A partir de ahí, los acontecimientos que han tenido lugar en los días posteriores retratan a una importante parte de la sociedad desnortada y carente de los mínimos valores éticos y democráticos. Supone una indecencia que la respuesta a decisiones judiciales se traduzca en pintadas amenazantes en casa del magistrado, protestas violentas, cortes de carreteras y proclamas incendiarias. La pretendida idea de que la legitimidad derivada de unos votos les habilita para decidir qué normas cumplir y cuáles no, o qué resoluciones judiciales respetar y cuáles desobedecer, solo tiene cabida en regímenes autoritarios.
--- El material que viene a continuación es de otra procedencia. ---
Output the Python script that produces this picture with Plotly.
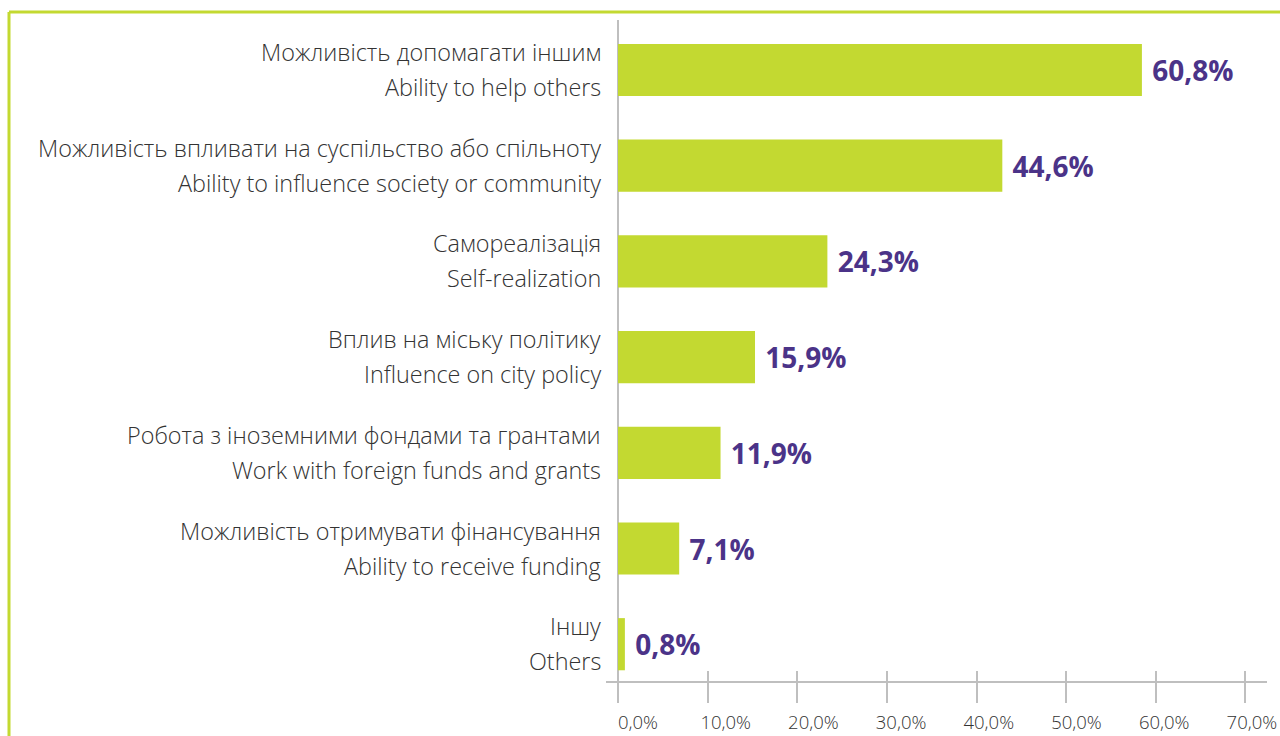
import plotly.graph_objects as go

labels_ua = [
    "Можливість допомагати іншим",
    "Можливість впливати на суспільство або спільноту",
    "Самореалізація",
    "Вплив на міську політику",
    "Робота з іноземними фондами та грантами",
    "Можливість отримувати фінансування",
    "Іншу",
]
labels_en = [
    "Ability to help others",
    "Ability to influence society or community",
    "Self-realization",
    "Influence on city policy",
    "Work with foreign funds and grants",
    "Ability to receive funding",
    "Others",
]
values = [60.8, 44.6, 24.3, 15.9, 11.9, 7.1, 0.8]
tick_vals = [0, 10, 20, 30, 40, 50, 60, 70]
tick_text = ["0,0%", "10,0%", "20,0%", "30,0%", "40,0%", "50,0%", "60,0%", "70,0%"]

GREEN = "#c3d931"
PURPLE = "#4b3388"
GRAY = "#bfbfbf"
TEXT = "#333333"

cats = list(range(len(values)))
value_text = [" " + f"{v:.1f}".replace(".", ",") + "%" for v in values]

fig = go.Figure()
fig.add_trace(go.Bar(
    x=values, y=cats, orientation="h", xaxis="x", yaxis="y",
    marker=dict(color=GREEN, line=dict(width=0)),
    width=0.545,
    text=value_text, textposition="outside", cliponaxis=False,
    textfont=dict(family="Open Sans", size=28, color=PURPLE, weight=700),
    hoverinfo="skip",
))
for ax in ("x2", "x3", "x4"):
    fig.add_trace(go.Scatter(x=[0, 70], y=[0, 0], xaxis=ax, yaxis="y", mode="markers",
                             marker=dict(opacity=0), hoverinfo="skip", showlegend=False))

FW, FH = 1280, 736
# Plot area in px: left 606, right 1267, top 20, bottom 681
L = 606
T = 20
R = FW - 1267
B = FH - 681
W = FW - L - R
H = FH - T - B

zero_px = 618 - L
bar_px_per = 8.617
bar_r0 = -zero_px / bar_px_per
bar_r1 = bar_r0 + W / bar_px_per
tick_px_per = 8.964
tk_r0 = -zero_px / tick_px_per
tk_r1 = tk_r0 + W / tick_px_per
lab_px_per = 8.77
lab_r0 = -(638 - L) / lab_px_per
lab_r1 = lab_r0 + W / lab_px_per

y_step = 95.7
y_top = -(70 - T) / y_step
y_bot = y_top + H / y_step

fig.update_layout(
    width=FW, height=FH,
    margin=dict(l=L, r=R, t=T, b=B, pad=0, autoexpand=False),
    paper_bgcolor="white", plot_bgcolor="white",
    showlegend=False,
    xaxis=dict(range=[bar_r0, bar_r1], visible=False, fixedrange=True, automargin=False),
    xaxis2=dict(
        range=[tk_r0, tk_r1], overlaying="x", anchor="y", side="bottom",
        tickvals=tick_vals, showticklabels=False, automargin=False,
        ticks="outside", ticklen=20, tickwidth=1.5, tickcolor=GRAY,
        showline=True, linecolor=GRAY, linewidth=1.5,
        showgrid=False, zeroline=True, zerolinecolor=GRAY, zerolinewidth=1.5,
    ),
    xaxis3=dict(
        range=[tk_r0, tk_r1], overlaying="x", anchor="y", side="bottom",
        tickvals=tick_vals, showticklabels=False, automargin=False,
        ticks="inside", ticklen=10, tickwidth=1.5, tickcolor=GRAY,
        showline=False, showgrid=False, zeroline=False,
    ),
    xaxis4=dict(
        range=[lab_r0, lab_r1], overlaying="x", anchor="y", side="bottom",
        tickvals=tick_vals, ticktext=tick_text, ticks="", automargin=False,
        showline=False, showgrid=False, zeroline=False,
        ticklabelstandoff=28,
        tickfont=dict(family="Open Sans", size=18.5, color=TEXT, weight=300),
    ),
    yaxis=dict(range=[y_bot, y_top], visible=False, fixedrange=True, automargin=False),
)

annotations = []
for i in cats:
    annotations.append(dict(
        x=0, xref="paper", xanchor="right", xshift=-3,
        y=i, yref="y", yanchor="middle", yshift=18,
        text=labels_ua[i], showarrow=False,
        font=dict(family="Open Sans", size=23.4, color=TEXT, weight=300),
    ))
    annotations.append(dict(
        x=0, xref="paper", xanchor="right", xshift=-3,
        y=i, yref="y", yanchor="middle", yshift=-17,
        text=labels_en[i], showarrow=False,
        font=dict(family="Open Sans", size=23.4, color=TEXT, weight=300),
    ))
fig.update_layout(annotations=annotations)

# decorative frame (left and top border), px x=9, y=12
fx = (9 - L) / W
fy_top = ((FH - B) - 12) / H
fig.add_shape(type="line", xref="paper", yref="paper", x0=fx, x1=(FW + 5 - L) / W,
              y0=fy_top, y1=fy_top, line=dict(color=GREEN, width=3), layer="above")
fig.add_shape(type="line", xref="paper", yref="paper", x0=fx, x1=fx,
              y0=fy_top, y1=-(B + 5) / H, line=dict(color=GREEN, width=3), layer="above")

fig.write_html(
    "out.html",
    config={"responsive": False, "displayModeBar": False},
    post_script="document.body.style.margin='0';document.body.style.overflow='hidden';",
)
Esa visión independentista que tiende a enfrentar la representatividad democrática con el Estado de Derecho es una falacia que puede defenderse exclusivamente desde un fanatismo radical.
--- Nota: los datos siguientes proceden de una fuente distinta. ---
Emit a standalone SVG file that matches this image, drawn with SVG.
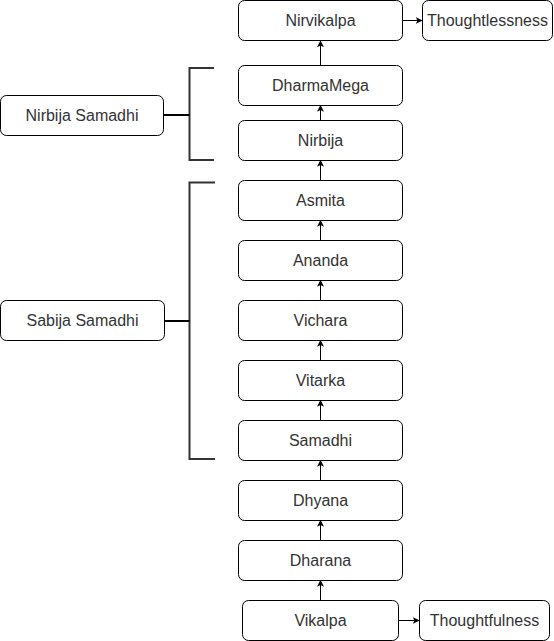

Cuestión distinta es que, al margen de los planos judicial y jurídico, el problema latente y permanente que existe en Cataluña necesite de una solución política que no se encontrará ni en estas decisiones judiciales ni en las que llegarán después. Ante la coyuntura de dos millones de ciudadanos que albergan un deseo y otros dos millones que aspiran al opuesto, se precisan líderes políticos capaces de acercar posturas y fijar unas reglas de convivencia mínima, comunes para una amplia mayoría de catalanes y españoles. Se puede considerar como enemigo al que piensa diferente o se puede aceptar que, dadas las circunstancias, vivir juntos es inevitable. Muchos deberán asumir su responsabilidad judicial y muchos también, su responsabilidad política. Tal vez entonces, en un nuevo escenario con nuevos protagonistas y nuevas ideas, comiencen a aportar las soluciones, no solo a crear los problemas. Se dice que no hay peor ciego que el que no quiere ver y, en esta concreta situación, existen personas en los dos bandos con la firme intención de ponerse una venda en los ojos.